Faithful to union principles

Mario arrived in Winnipeg three years after the declaration of Martial Law, a period that characterized the heightened struggle of the Filipino working class against the fascist inroad of neoliberalism in the Philippines. This dark period was fought fiercely by the Filipino working-class movement that gave birth to the Kilusang Mayo Uno (KMU) on May 1, 1981(Manggagawa: Noon at Ngayon).

Upon his arrival in Winnipeg, Mario got a job at MacDon Industries Ltd., “a Canadian manufacturer of specialty agricultural equipment established by Joe MacDonald of Truro, Nova Scotia in 1970.” (Wikipedia) He worked as a sheet metal machine operator. Faithful to his union principles, Mario became a member of the local workers association for three years. After three years at MacDon, he moved to Bristol Aerospace (now Magellan Aerospace) as an aircraft sheet metal mechanic. It was here where Mario became a union member of CAW Local 3005 and a shop steward for 30 years. He also headed the human rights desk and became a part of the collective negotiations committee of the local. In a phone interview on May 25, 2024, Mario told me that on several occasions their CAW Local launched strikes to assert workers’ rights and welfare. He stressed that the strike is an instrument of last resort for the workers, used only when dialogue fails.

According to union brothers

According to Neri Dimacali, a pioneer Boeing CAW Local 2169 Vice-Chair and community organizer, Mario helped a lot whenever a trade union leader from Manila arrived in Winnipeg in the mid-90s and onwards. Among them were Elmer Labog, Kilusang Mayo-Uno Vice-Chair who visited in 1997 and 2006, and Crispin Beltran, Kilusang Mayo-Uno Chair in 2008, who came for a solidarity mission – exposing the impunity of the Gloria Macapagal Arroyo regime’s gruesome human rights record. Mario hosted the Philippine trade union reps of KMU on these solidarity occasions.
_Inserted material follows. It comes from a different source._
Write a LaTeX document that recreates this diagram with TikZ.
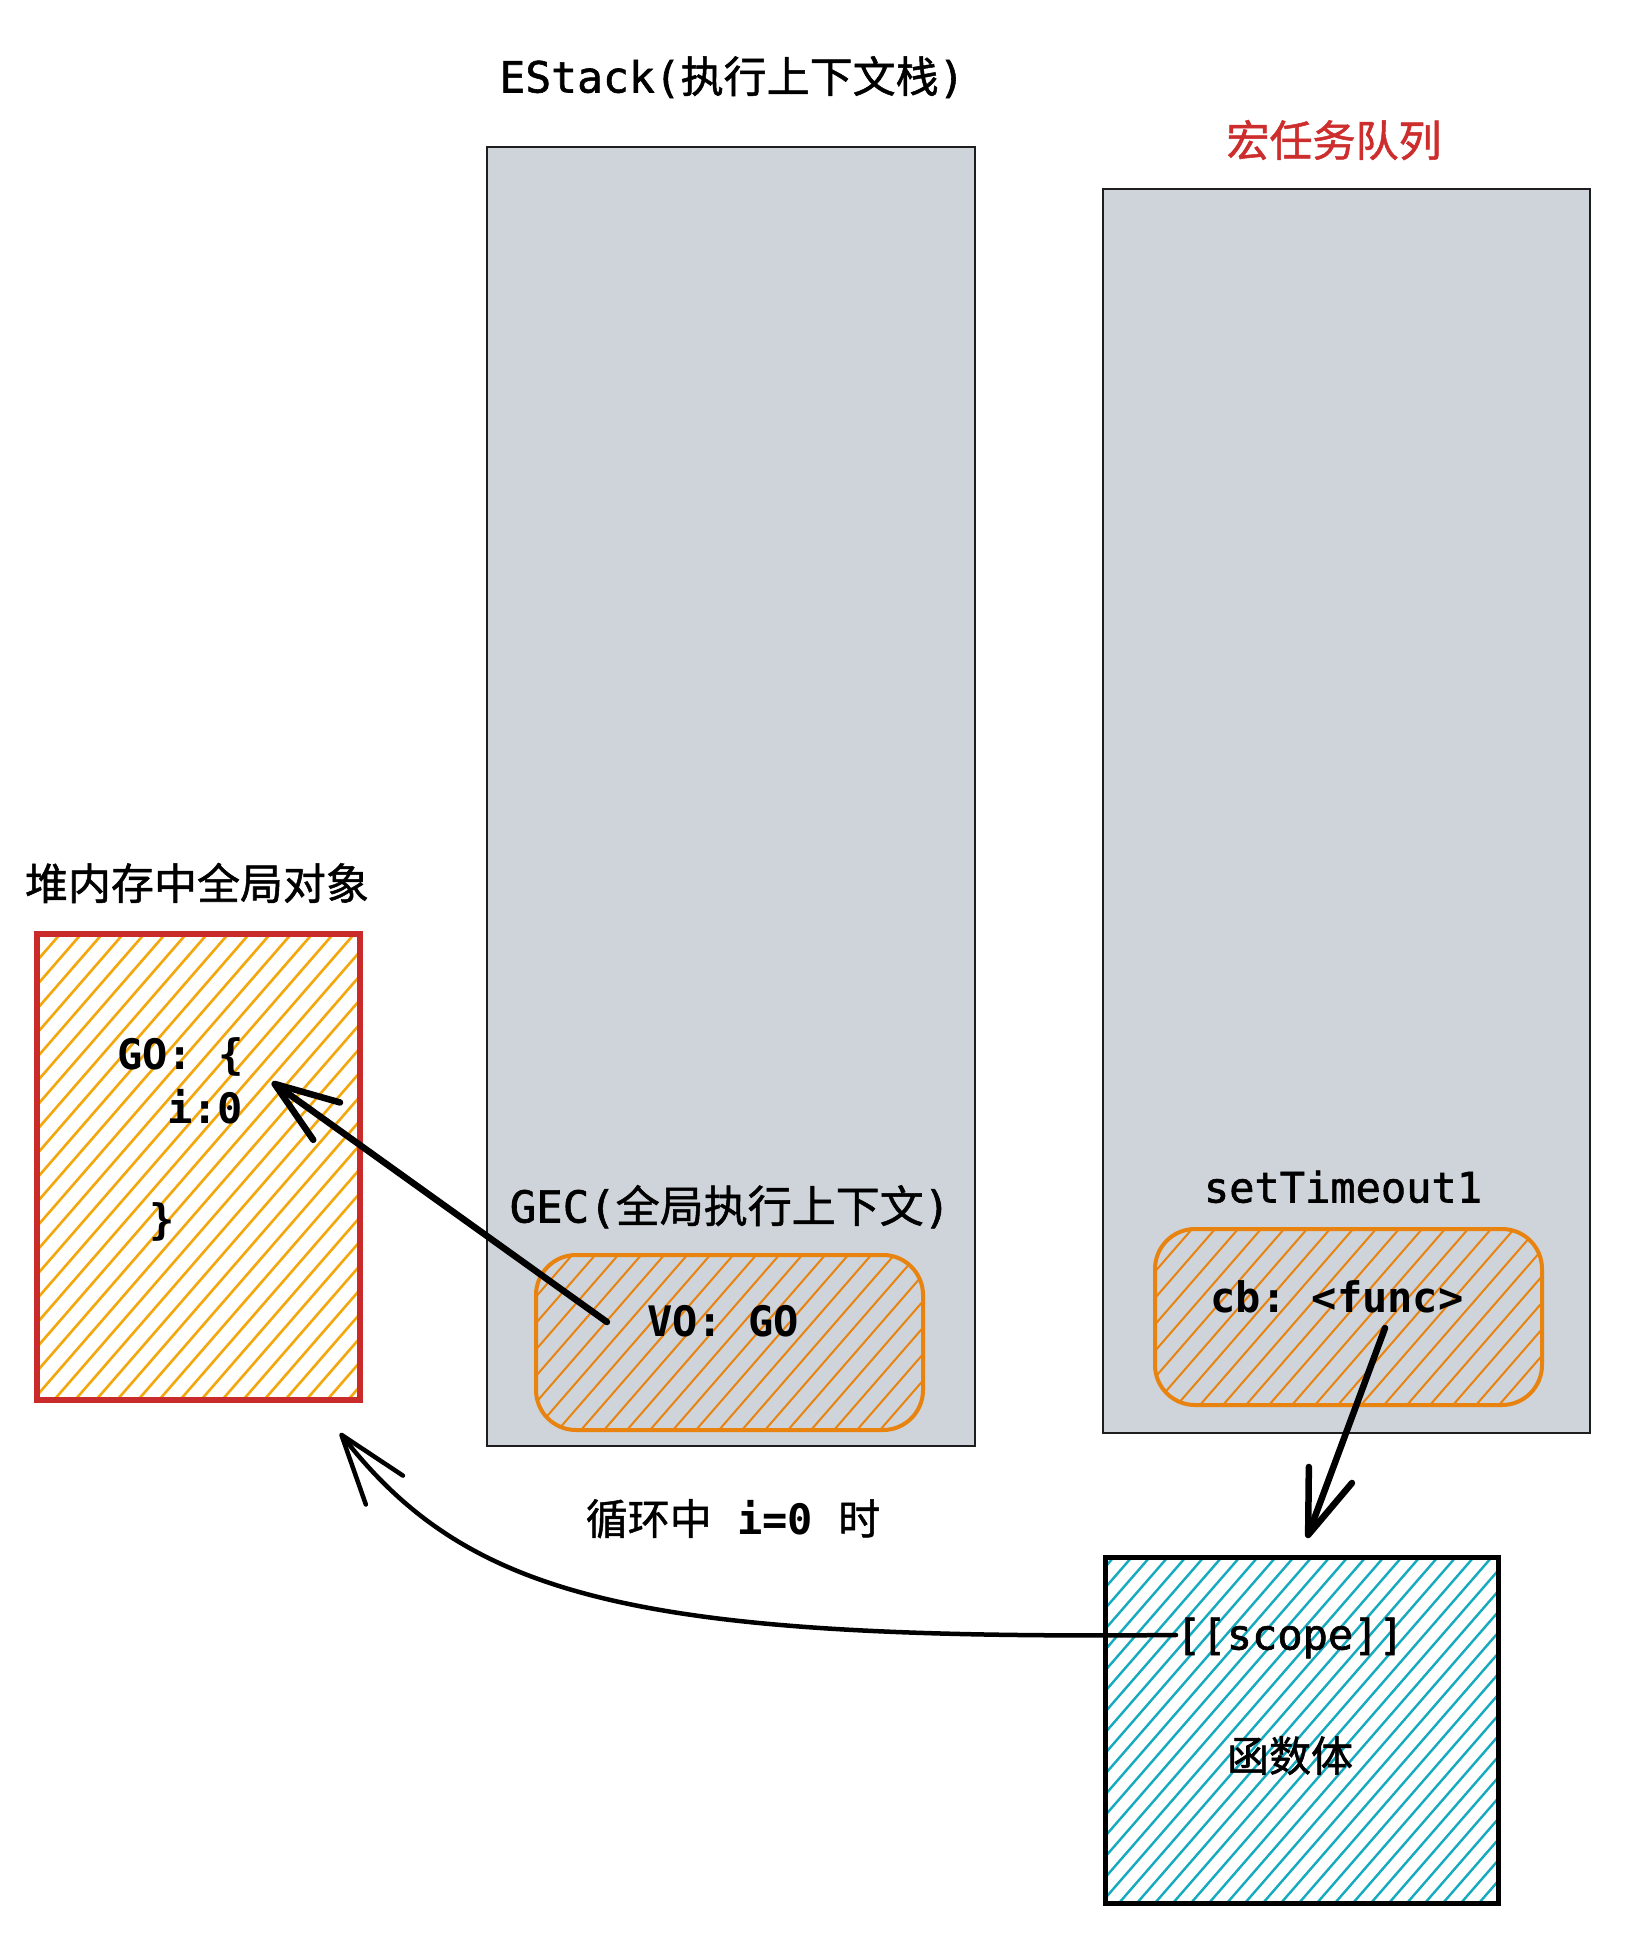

During my interview in May 2024 with Eddie Miller, a former Philippine movie star and CAW Local 2224 trustee and organizer, Eddie recalled that Mario attended a Family Education Program at Port Elgin, Ontario where the CAW education institution is located. It was also here that both took a course in organizing. On the other hand, Mario shared that his instructors at Port Elgin were Hassan Yusuff (who later became the Chair of the Canadian Labour Congress) and Bob White, founding president of CAW.

Community and church activism

It was around 2011 to 2013 when I was a member of Migrante-Manitoba, a migrant advocacy group advancing the rights and welfare of Filipino migrants in Canada, when I met Mario. I appreciated his profound interest in social issues that affect migrant workers and his concern for the Philippine struggles. He told me that it was during that time when he sang at St. Joseph the Worker Church in Transcona as a member of its music ministry. Mario’s church involvement and concern for the Filipino migrant workers reminded me of the encyclicals of the Catholic Church like Laborem Exercens, Matter et Magestra, Gaudium et Spes, and Pope Francis’ Fratelli Tutti. All these church documents call on the laity to work for justice, peace, and compassion for migrants.

Mario is still working at Magellan (formerly Bristol). He is one of the pioneer labour leaders of Winnipeg. Knowing the sacrifices that a union leader goes through, it is befitting to include him in the narrative of labour leaders, thus putting on record his humble contribution to the Filipino community’s early years in Winnipeg.

Levy Abad authored a book titled Rhythms and Resistance: Narrative of Filipino Musicians and Activists (1972-1994). Levy is also a singer-songwriter, poet, and migrant rights activist who has released four albums centred on the life and struggles of migrants.